The upper, toll portion of the road, where the work is focusing this year, will be closed Monday through Friday but open on weekends for the rest of May, all of June, all of September and the beginning of October, before the highway is closed for the season Sunday, Oct. 5. It will also be open on two holiday Mondays in those months: Memorial Day, May 26, and Labor Day, Sept. 1.
In July and August, the toll road is scheduled to be open every day, with work taking place at night.
The highway will be closed a total of 54 days from this week until the end of the season. It will be open for 88 days over that same period.
The public will not be allowed to travel on the toll road when construction is underway because the road is too narrow. Motorists can be flagged around work on the lower half of the highway.

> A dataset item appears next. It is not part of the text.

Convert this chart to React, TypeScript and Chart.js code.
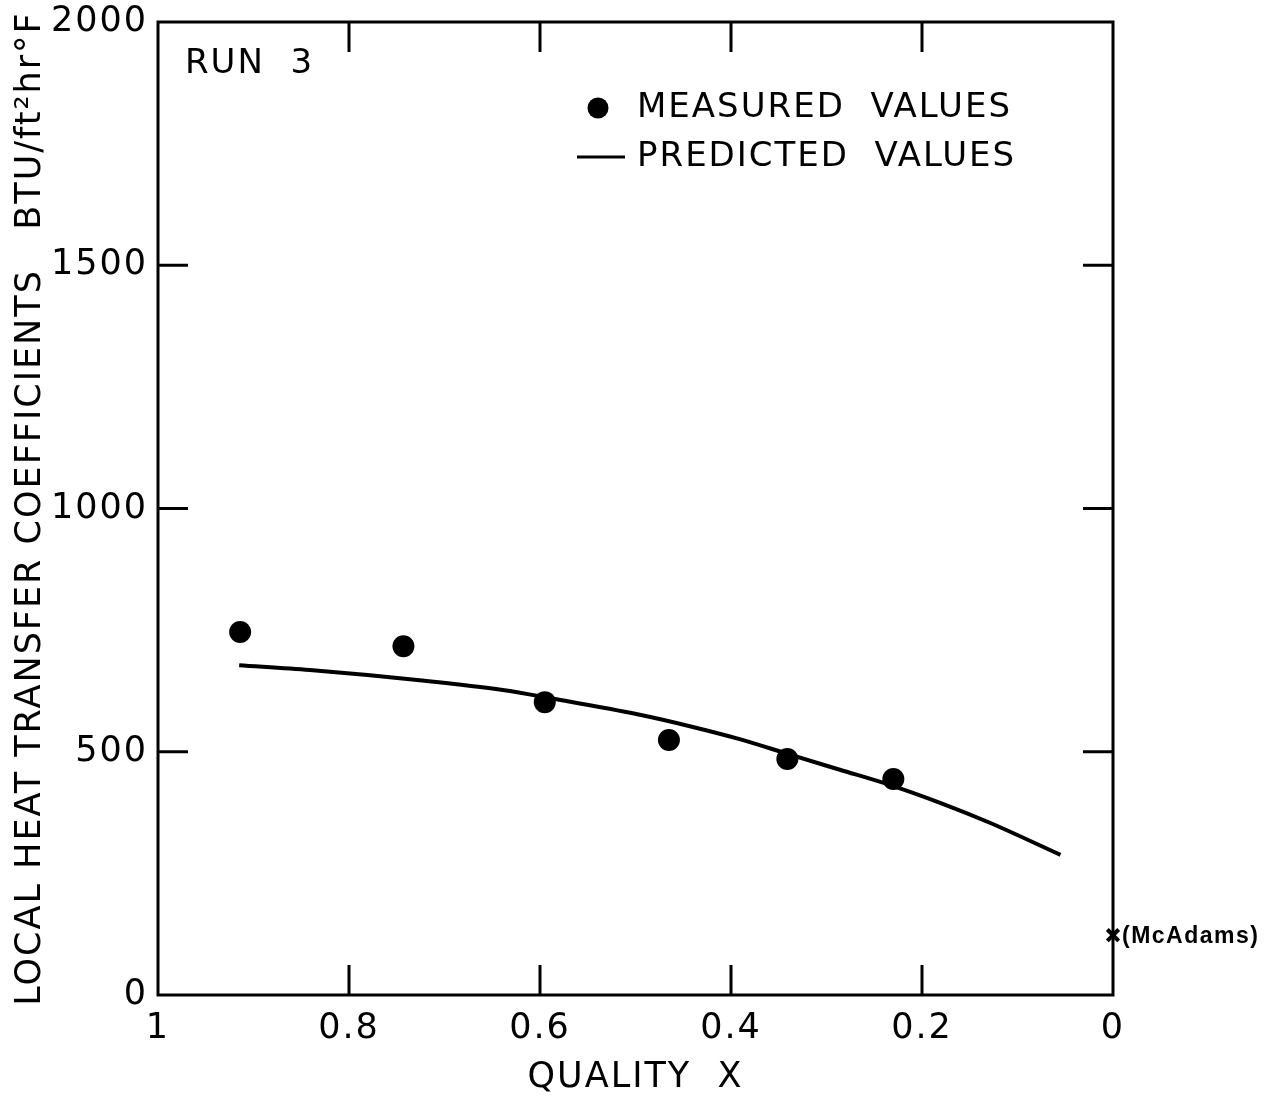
import React, { useEffect, useRef } from 'react';
import { Chart, registerables } from 'chart.js';

Chart.register(...registerables);

// ---- data ----
const measuredX = [0.914, 0.743, 0.595, 0.465, 0.341, 0.23];
const measuredY = [746, 717, 602, 524, 485, 444];
const predictedX = [0.915, 0.841, 0.726, 0.639, 0.586, 0.498, 0.44, 0.391, 0.338, 0.286, 0.234, 0.181, 0.129, 0.055];
const predictedY = [678, 668, 647, 627, 609, 577, 551, 526, 494, 463, 432, 395, 354, 288];
const mcAdamsX = [0];
const mcAdamsY = [123];
const xTickValues = [1, 0.8, 0.6, 0.4, 0.2, 0];
const xTickLabels = ['1', '0.8', '0.6', '0.4', '0.2', '0'];
const yTickValues = [0, 500, 1000, 1500, 2000];
const yTickLabels = ['0', '500', '1000', '1500', '2000'];
const innerXTicks = [0.8, 0.6, 0.4, 0.2];
const innerYTicks = [500, 1000, 1500];
const runLabel = 'RUN  3';
const measuredLabel = 'MEASURED  VALUES';
const predictedLabel = 'PREDICTED  VALUES';
const mcAdamsLabel = '(McAdams)';
const xTitle = 'QUALITY  X';
const yTitle = 'LOCAL HEAT TRANSFER COEFFICIENTS   BTU/ft\u00B2hr\u00B0F';

const FONT = '"DejaVu Sans", sans-serif';

const decorPlugin = {
  id: 'decor',
  beforeDraw(chart: any) {
    const ctx = chart.ctx;
    ctx.save();
    ctx.fillStyle = '#ffffff';
    ctx.fillRect(0, 0, chart.width, chart.height);
    ctx.restore();
    try {
      ctx.letterSpacing = '2px';
    } catch (e) {}
  },
  afterDraw(chart: any) {
    const { ctx, chartArea: a, scales } = chart;
    const xs = scales.x;
    const ys = scales.y;
    ctx.save();
    ctx.strokeStyle = '#000';
    ctx.fillStyle = '#000';
    ctx.lineWidth = 3;
    ctx.lineCap = 'butt';
    ctx.strokeRect(a.left, a.top, a.right - a.left, a.bottom - a.top);
    const L = 30;
    const seg = (x1: number, y1: number, x2: number, y2: number) => {
      ctx.beginPath();
      ctx.moveTo(x1, y1);
      ctx.lineTo(x2, y2);
      ctx.stroke();
    };
    innerXTicks.forEach((v) => {
      const px = xs.getPixelForValue(v);
      seg(px, a.bottom, px, a.bottom - L);
      seg(px, a.top, px, a.top + L);
    });
    innerYTicks.forEach((v) => {
      const py = ys.getPixelForValue(v);
      seg(a.left, py, a.left + L, py);
      seg(a.right, py, a.right - L, py);
    });

    // RUN label
    ctx.font = `34px ${FONT}`;
    ctx.textBaseline = 'middle';
    ctx.textAlign = 'left';
    ctx.fillText(runLabel, 185, 64);

    // legend
    ctx.beginPath();
    ctx.arc(598, 108, 10.5, 0, Math.PI * 2);
    ctx.fill();
    ctx.fillText(measuredLabel, 637, 108);
    ctx.lineWidth = 3;
    seg(577, 157, 625, 157);
    ctx.fillText(predictedLabel, 637, 157);

    // McAdams label
    const mx = xs.getPixelForValue(mcAdamsX[0]);
    const my = ys.getPixelForValue(mcAdamsY[0]);
    ctx.font = `bold 23px "Liberation Sans", Arial, sans-serif`;
    ctx.letterSpacing = '1.5px';
    ctx.fillText(mcAdamsLabel, mx + 9, my + 1);
    ctx.restore();
  },
};

export default function App() {
  const ref = useRef<HTMLCanvasElement | null>(null);

  useEffect(() => {
    if (!ref.current) return;
    const chart = new Chart(ref.current, {
      type: 'scatter',
      data: {
        datasets: [
          {
            label: 'PREDICTED VALUES',
            type: 'line',
            data: predictedX.map((x, i) => ({ x, y: predictedY[i] })),
            borderColor: '#000',
            borderWidth: 4,
            pointRadius: 0,
            cubicInterpolationMode: 'monotone',
            fill: false,
          },
          {
            label: 'MEASURED VALUES',
            data: measuredX.map((x, i) => ({ x, y: measuredY[i] })),
            backgroundColor: '#000',
            borderColor: '#000',
            borderWidth: 0,
            pointRadius: 11,
          },
          {
            label: 'McAdams',
            data: mcAdamsX.map((x, i) => ({ x, y: mcAdamsY[i] })),
            pointStyle: 'crossRot',
            borderColor: '#000',
            borderWidth: 4,
            pointRadius: 8,
            clip: false as any,
          },
        ],
      },
      options: {
        animation: false,
        responsive: false,
        devicePixelRatio: 1,
        events: [],
        layout: { padding: { left: 0, right: 170, top: 22, bottom: 0 } },
        plugins: { legend: { display: false }, tooltip: { enabled: false } },
        scales: {
          x: {
            type: 'linear',
            reverse: true,
            min: 0,
            max: 1,
            grid: { display: false, drawTicks: false },
            border: { display: false },
            afterBuildTicks: (s: any) => {
              s.ticks = xTickValues.map((v) => ({ value: v }));
            },
            afterFit: (s: any) => {
              s.height = 104;
              s.paddingLeft = 0;
              s.paddingRight = 0;
            },
            ticks: {
              autoSkip: false,
              maxRotation: 0,
              color: '#000',
              padding: 13,
              font: { family: FONT, size: 35 },
              callback: (v: any) => {
                const i = xTickValues.indexOf(Number(v));
                return i >= 0 ? xTickLabels[i] : '';
              },
            },
            title: {
              display: true,
              text: xTitle,
              color: '#000',
              font: { family: FONT, size: 35 },
              padding: 0,
            },
          },
          y: {
            type: 'linear',
            min: 0,
            max: 2000,
            grid: { display: false, drawTicks: false },
            border: { display: false },
            afterBuildTicks: (s: any) => {
              s.ticks = yTickValues.map((v) => ({ value: v }));
            },
            afterFit: (s: any) => {
              s.width = 158;
              s.paddingTop = 0;
              s.paddingBottom = 0;
            },
            ticks: {
              autoSkip: false,
              color: '#000',
              padding: 10,
              font: { family: FONT, size: 35 },
              callback: (v: any) => {
                const i = yTickValues.indexOf(Number(v));
                return i >= 0 ? yTickLabels[i] : '';
              },
            },
            title: {
              display: true,
              text: yTitle,
              color: '#000',
              font: { family: FONT, size: 35 },
              padding: { top: 10, bottom: 0 },
            },
          },
        },
      },
      plugins: [decorPlugin],
    });
    return () => chart.destroy();
  }, []);

  return (
    <div style={{ position: 'absolute', left: 0, top: 0, width: 1283, height: 1099, background: '#fff' }}>
      <canvas ref={ref} width={1283} height={1099} style={{ display: 'block' }} />
    </div>
  );
}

State Department of Transportation spokesman Bryan Viggiani said the work schedule took Wilmington's big summer events into consideration.
"We recognized the importance of a huge tourism attraction," Viggiani said. "We recognize that people have a long weekend there (on Memorial Day), so we want to make it accessible to the tourists for that weekend."
The Wilmington-Whiteface Bike Fest on June 20, 21 and 22 will not be affected by the road closure. Many of its events take place on mountain bike trails, and the big road race up the toll road, the 13th annual Whiteface Mountain Uphill Bike Race, is on a Saturday, June 21.
"We've really added a lot this year; our numbers for the race are over 100 people," Wilmington town Supervisor Randy Preston said. "This is shaping up to be a huge event."
There's also an Uphill Foot Race on the Whiteface highway on Sept. 13, a Saturday.
Preston said the sooner the work gets done, the better.
On Wednesday, construction workers were using an excavator to dig near a leaky culvert on the toll road portion of the highway. Rifenburg Construction's project manager, Russell Huta, told the Enterprise the company is getting ready for some heavier lifting next week.
"We're mobilizing to get the work started," Huta said.
Preston said Rifenburg will begin working on the shoulders of the road.
"They're going to do the ditches first and then the lining in the culverts," Preston said.
In September, the company is scheduled to begin paving the highway. The toll road has many dips and bulges that are partially caused by culvert pipes being in a state of disrepair. Culverts let water flow under the highway. When water freezes under the road, it expands, causing a bulge known as a frost heave. In all, 65 culvert pipes will be worked on. Some will be completely replaced, and others will be fixed or unclogged. There are 14 historic stone walls along the edge of the highway, from Wilmington to the top, that will also be fixed.
The highway restoration is a unique project in part because of the number of state agencies involved: DOT, Department of Environmental Conservation, Adirondack Park Agency and Olympic Regional Development Authority.
The $11.2 million project, funded through the state's NY Works program, is expected to be finished next year in June.